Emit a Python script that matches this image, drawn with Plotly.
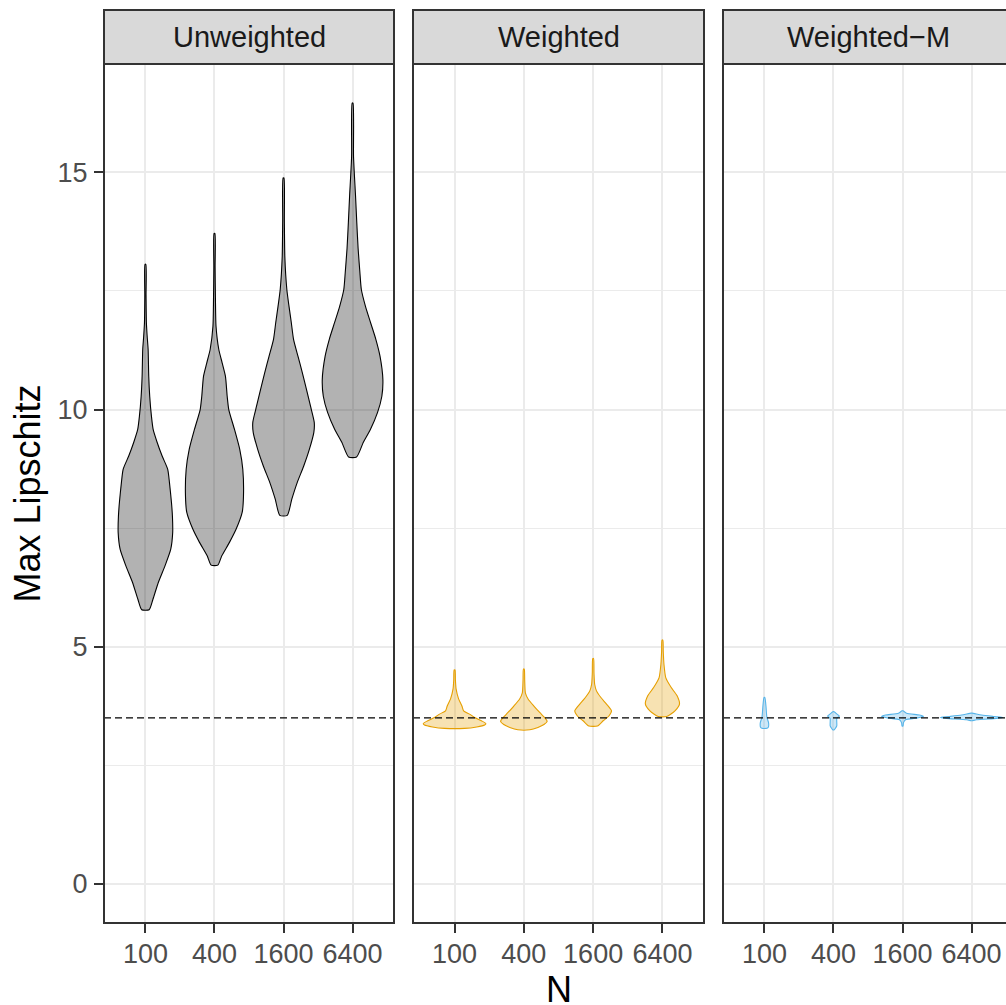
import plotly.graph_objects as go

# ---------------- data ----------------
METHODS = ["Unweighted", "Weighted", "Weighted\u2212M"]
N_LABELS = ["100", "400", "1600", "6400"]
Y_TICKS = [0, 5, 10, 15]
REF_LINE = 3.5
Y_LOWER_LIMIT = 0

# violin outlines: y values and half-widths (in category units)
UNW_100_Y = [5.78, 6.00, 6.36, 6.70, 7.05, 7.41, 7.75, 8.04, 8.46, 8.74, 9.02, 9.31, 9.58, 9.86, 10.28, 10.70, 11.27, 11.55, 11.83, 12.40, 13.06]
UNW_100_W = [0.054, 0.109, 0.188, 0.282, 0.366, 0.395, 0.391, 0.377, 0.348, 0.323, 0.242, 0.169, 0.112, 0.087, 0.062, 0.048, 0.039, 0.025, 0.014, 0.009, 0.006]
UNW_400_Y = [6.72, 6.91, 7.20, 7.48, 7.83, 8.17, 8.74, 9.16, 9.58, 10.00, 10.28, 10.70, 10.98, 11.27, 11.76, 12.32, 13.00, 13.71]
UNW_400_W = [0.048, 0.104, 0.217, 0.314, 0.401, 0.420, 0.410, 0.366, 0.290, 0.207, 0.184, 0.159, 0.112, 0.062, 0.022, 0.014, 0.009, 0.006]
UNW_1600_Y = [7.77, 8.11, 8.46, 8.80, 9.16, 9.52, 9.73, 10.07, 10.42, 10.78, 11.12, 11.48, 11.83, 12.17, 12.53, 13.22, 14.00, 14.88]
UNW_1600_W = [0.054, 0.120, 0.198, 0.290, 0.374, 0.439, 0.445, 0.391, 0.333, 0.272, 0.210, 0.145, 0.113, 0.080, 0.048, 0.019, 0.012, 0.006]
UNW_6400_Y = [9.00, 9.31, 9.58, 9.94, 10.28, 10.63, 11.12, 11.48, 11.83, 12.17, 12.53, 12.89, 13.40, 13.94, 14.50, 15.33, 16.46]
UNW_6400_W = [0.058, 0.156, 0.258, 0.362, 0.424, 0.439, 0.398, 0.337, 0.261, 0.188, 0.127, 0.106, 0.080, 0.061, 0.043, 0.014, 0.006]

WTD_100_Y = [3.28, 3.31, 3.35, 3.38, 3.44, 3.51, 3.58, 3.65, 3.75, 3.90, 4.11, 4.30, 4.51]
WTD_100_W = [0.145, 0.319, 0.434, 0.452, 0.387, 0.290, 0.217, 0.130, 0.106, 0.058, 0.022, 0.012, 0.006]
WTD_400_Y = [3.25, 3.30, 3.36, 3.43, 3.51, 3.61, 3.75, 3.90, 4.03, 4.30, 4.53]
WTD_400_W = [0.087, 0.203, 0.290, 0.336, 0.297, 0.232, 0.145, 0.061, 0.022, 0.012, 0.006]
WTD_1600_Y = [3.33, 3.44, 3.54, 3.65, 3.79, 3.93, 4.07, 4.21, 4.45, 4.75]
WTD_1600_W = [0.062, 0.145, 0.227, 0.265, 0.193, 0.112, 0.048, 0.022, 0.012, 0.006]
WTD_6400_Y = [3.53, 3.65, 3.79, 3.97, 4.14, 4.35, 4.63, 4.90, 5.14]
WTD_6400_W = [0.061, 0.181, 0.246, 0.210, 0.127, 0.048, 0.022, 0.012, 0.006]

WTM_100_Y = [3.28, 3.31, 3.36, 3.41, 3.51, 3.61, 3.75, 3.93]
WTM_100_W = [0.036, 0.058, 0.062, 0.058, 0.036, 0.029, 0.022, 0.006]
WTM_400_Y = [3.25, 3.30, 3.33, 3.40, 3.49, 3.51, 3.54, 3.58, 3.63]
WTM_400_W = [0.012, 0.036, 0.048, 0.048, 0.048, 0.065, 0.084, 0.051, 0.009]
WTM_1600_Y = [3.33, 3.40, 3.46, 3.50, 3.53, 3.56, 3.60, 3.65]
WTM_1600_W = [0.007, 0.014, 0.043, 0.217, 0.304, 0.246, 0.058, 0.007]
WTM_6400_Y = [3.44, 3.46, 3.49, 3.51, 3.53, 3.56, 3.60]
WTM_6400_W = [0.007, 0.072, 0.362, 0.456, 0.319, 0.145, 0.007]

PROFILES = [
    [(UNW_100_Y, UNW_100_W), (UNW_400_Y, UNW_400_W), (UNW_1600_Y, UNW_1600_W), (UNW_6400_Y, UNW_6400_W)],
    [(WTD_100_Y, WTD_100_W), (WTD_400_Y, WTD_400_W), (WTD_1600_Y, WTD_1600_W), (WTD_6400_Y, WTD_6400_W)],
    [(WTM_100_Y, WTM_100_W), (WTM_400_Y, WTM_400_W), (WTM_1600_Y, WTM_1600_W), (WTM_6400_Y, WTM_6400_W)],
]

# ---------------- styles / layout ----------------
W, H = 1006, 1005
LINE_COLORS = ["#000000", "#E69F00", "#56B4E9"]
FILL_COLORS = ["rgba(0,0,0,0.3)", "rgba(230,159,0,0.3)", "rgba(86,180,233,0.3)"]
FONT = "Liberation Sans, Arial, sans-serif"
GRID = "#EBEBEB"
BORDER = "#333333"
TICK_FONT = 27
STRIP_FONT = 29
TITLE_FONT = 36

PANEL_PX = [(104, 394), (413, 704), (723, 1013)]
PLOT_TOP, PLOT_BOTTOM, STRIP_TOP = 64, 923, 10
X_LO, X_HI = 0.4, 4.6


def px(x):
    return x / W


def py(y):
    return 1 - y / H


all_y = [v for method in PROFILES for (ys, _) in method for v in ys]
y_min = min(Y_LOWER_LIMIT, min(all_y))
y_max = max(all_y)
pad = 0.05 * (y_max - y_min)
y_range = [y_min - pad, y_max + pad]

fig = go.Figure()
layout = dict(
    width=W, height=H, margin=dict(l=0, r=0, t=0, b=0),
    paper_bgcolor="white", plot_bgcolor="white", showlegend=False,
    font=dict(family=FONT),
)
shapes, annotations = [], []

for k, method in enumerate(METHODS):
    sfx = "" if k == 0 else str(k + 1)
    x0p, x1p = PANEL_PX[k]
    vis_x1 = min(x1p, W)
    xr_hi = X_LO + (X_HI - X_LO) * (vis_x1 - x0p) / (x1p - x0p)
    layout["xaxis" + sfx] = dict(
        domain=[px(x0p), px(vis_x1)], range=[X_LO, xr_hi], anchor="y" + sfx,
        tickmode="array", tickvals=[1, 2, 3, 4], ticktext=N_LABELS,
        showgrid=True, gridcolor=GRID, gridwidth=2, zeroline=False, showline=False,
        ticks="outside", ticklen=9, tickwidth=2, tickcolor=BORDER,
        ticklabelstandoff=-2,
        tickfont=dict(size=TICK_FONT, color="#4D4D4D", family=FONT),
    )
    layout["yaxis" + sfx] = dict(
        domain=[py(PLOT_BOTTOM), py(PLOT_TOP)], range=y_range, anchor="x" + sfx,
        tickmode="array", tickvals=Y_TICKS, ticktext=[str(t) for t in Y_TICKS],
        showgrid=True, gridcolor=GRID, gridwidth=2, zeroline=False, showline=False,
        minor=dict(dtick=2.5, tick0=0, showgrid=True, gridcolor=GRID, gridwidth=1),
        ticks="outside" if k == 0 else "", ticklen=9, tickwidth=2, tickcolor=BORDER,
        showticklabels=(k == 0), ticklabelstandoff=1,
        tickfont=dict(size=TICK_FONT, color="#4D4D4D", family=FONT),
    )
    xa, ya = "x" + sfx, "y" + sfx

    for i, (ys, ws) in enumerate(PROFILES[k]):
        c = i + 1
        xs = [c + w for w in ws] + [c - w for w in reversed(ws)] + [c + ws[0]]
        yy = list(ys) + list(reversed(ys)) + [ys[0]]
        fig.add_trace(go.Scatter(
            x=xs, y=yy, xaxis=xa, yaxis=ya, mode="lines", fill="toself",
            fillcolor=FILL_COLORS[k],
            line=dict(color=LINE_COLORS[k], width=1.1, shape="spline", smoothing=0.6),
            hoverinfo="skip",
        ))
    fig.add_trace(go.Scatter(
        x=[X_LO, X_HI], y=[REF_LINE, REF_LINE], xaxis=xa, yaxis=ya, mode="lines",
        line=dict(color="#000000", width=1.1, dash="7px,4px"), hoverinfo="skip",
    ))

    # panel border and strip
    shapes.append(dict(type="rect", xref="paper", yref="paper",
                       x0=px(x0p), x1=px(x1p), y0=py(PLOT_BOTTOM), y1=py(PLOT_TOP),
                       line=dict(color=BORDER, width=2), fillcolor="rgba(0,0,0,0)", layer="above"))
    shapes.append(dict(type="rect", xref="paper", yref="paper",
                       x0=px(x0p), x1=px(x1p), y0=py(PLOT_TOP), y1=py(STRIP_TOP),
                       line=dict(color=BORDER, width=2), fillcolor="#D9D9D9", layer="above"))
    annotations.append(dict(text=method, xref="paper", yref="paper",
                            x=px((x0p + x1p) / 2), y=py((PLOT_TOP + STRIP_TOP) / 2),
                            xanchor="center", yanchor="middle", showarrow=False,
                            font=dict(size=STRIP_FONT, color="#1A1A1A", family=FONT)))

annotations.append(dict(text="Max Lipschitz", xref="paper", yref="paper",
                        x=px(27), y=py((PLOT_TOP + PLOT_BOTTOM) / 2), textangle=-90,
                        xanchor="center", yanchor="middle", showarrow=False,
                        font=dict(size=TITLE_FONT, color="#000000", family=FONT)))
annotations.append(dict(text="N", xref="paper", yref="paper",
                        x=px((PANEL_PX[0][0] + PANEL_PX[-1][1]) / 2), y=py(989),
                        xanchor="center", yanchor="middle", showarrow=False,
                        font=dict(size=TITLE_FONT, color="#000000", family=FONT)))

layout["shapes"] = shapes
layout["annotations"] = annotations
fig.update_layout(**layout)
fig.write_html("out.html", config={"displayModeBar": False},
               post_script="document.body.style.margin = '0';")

-----

● Stated goal: Write down every line from the opening of the listing to the line with "0.043, 0.014, 0.006]", both included, and nothing else; the pictures are omitted.

● Output:
Emit a Python script that matches this image, drawn with Plotly.
import plotly.graph_objects as go

# ---------------- data ----------------
METHODS = ["Unweighted", "Weighted", "Weighted\u2212M"]
N_LABELS = ["100", "400", "1600", "6400"]
Y_TICKS = [0, 5, 10, 15]
REF_LINE = 3.5
Y_LOWER_LIMIT = 0

# violin outlines: y values and half-widths (in category units)
UNW_100_Y = [5.78, 6.00, 6.36, 6.70, 7.05, 7.41, 7.75, 8.04, 8.46, 8.74, 9.02, 9.31, 9.58, 9.86, 10.28, 10.70, 11.27, 11.55, 11.83, 12.40, 13.06]
UNW_100_W = [0.054, 0.109, 0.188, 0.282, 0.366, 0.395, 0.391, 0.377, 0.348, 0.323, 0.242, 0.169, 0.112, 0.087, 0.062, 0.048, 0.039, 0.025, 0.014, 0.009, 0.006]
UNW_400_Y = [6.72, 6.91, 7.20, 7.48, 7.83, 8.17, 8.74, 9.16, 9.58, 10.00, 10.28, 10.70, 10.98, 11.27, 11.76, 12.32, 13.00, 13.71]
UNW_400_W = [0.048, 0.104, 0.217, 0.314, 0.401, 0.420, 0.410, 0.366, 0.290, 0.207, 0.184, 0.159, 0.112, 0.062, 0.022, 0.014, 0.009, 0.006]
UNW_1600_Y = [7.77, 8.11, 8.46, 8.80, 9.16, 9.52, 9.73, 10.07, 10.42, 10.78, 11.12, 11.48, 11.83, 12.17, 12.53, 13.22, 14.00, 14.88]
UNW_1600_W = [0.054, 0.120, 0.198, 0.290, 0.374, 0.439, 0.445, 0.391, 0.333, 0.272, 0.210, 0.145, 0.113, 0.080, 0.048, 0.019, 0.012, 0.006]
UNW_6400_Y = [9.00, 9.31, 9.58, 9.94, 10.28, 10.63, 11.12, 11.48, 11.83, 12.17, 12.53, 12.89, 13.40, 13.94, 14.50, 15.33, 16.46]
UNW_6400_W = [0.058, 0.156, 0.258, 0.362, 0.424, 0.439, 0.398, 0.337, 0.261, 0.188, 0.127, 0.106, 0.080, 0.061, 0.043, 0.014, 0.006]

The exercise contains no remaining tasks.